By RazzaTazz 6 Comments
Religious faith in a comic book world takes on a completely different meaning than it does in the real world. In the real world faith reflects the belief in an all powerful deity (or deities) who are intrinsically involved in the affairs of man without directly revealing themselves. Faith in comic book worlds takes on many different aspects. In comic book worlds gods do directly reveal themselves, including what many consider to be the Christian God, and characters venturing to heaven and hell is not entirely uncommon. Despite the presence of the all-powerful there are still a hand full of characters who are firmly either atheist, or believe that there is a scientific explanation for all things. Somewhat stereotypically compared to the real world, these characters are usually the most advanced scientists or engineers (Iron Man and Mr. Terrific.) These characters nonetheless adhere to their beliefs. I am not sure if this is a viable option in their worlds, in that they become the opposite what real world scientists adhere to, their faith rests in science and not in religion, and they expect the great unknown to be explained by science rather than divinity.
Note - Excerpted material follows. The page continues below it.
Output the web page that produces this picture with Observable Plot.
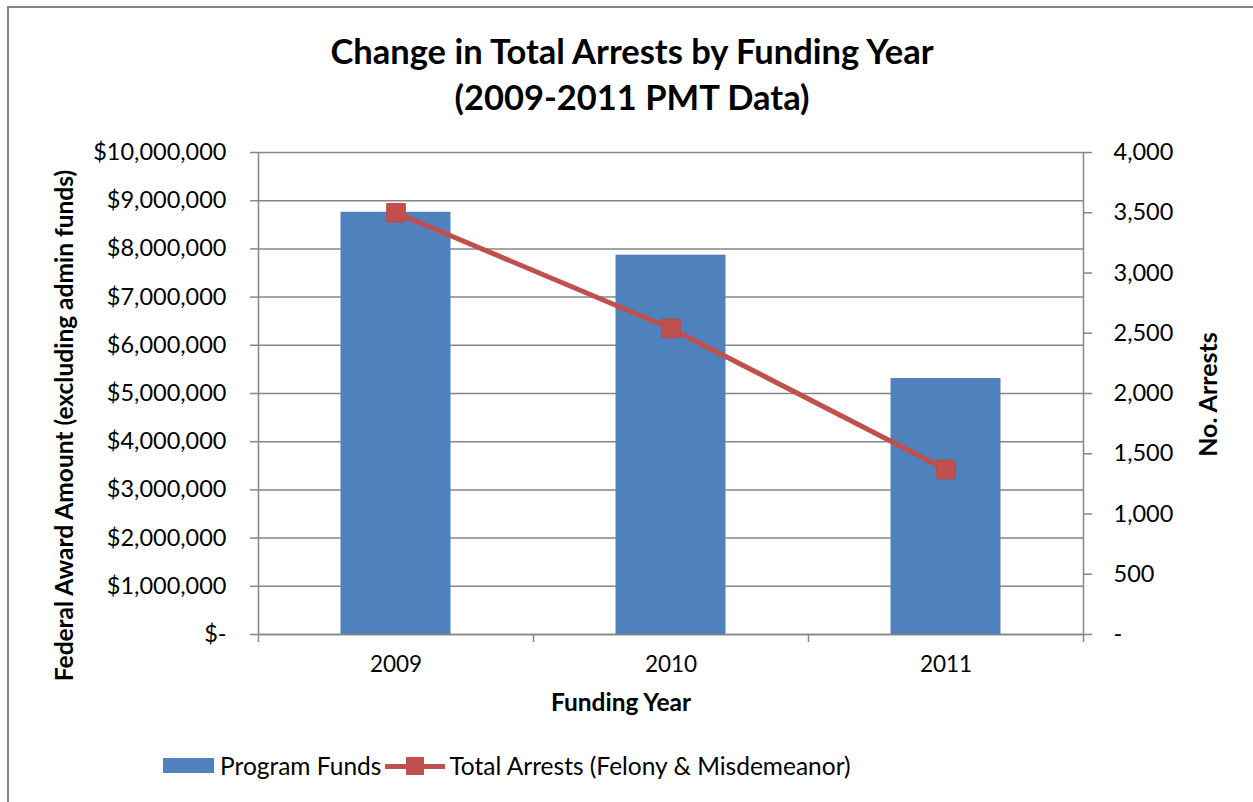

In terms of real world applicability though, faith in religion would be harder to substantiate. Many people in the modern world try to comprehend the suffering of others through religion and either come up without an answer or chalk it up to God’s great plan. This leaves the actions of rapists and murderers somewhat ambiguous in terms of their relevance to faith. What therefore in world where God and the gods have revealed themselves? Would these deities not therefore become objects of scorn. Regarding the amazons and Wonder Woman, they place absolute faith in their deities and despite being the only large group of people left in the world, they are treated as nothing against the whims of the gods, being pitted against one another, ignored, abandoned and subjugated. In light of faith does knowing that God or the gods are actually there actually help? Or would it shake the whole set of beliefs? It may or may not, after all a lot of people believe absolutely in the presence of gods anyway, so a physical manifestation of their presence might not affect their perception, but from a practical standpoint it would probably debase somewhat their following. Some aspects of prayer are somewhat egocentric and probably beyond the capacity of gods to answer (prayer for success in an endeavour for instance) but real prayers which went unanswered (matters of life and death) would likely cause more consternation with the all-powerful.
There are certainly other aspects of this question present in comics. For instance in the story arc For Tomorrow where Superman takes Father Daniel Leone as his spiritual adviser (would a spiritual adviser be necessary when someone has been to heaven?). These two though I think are the two most touched on in comics and one which like religion itself, is usually left ambiguous.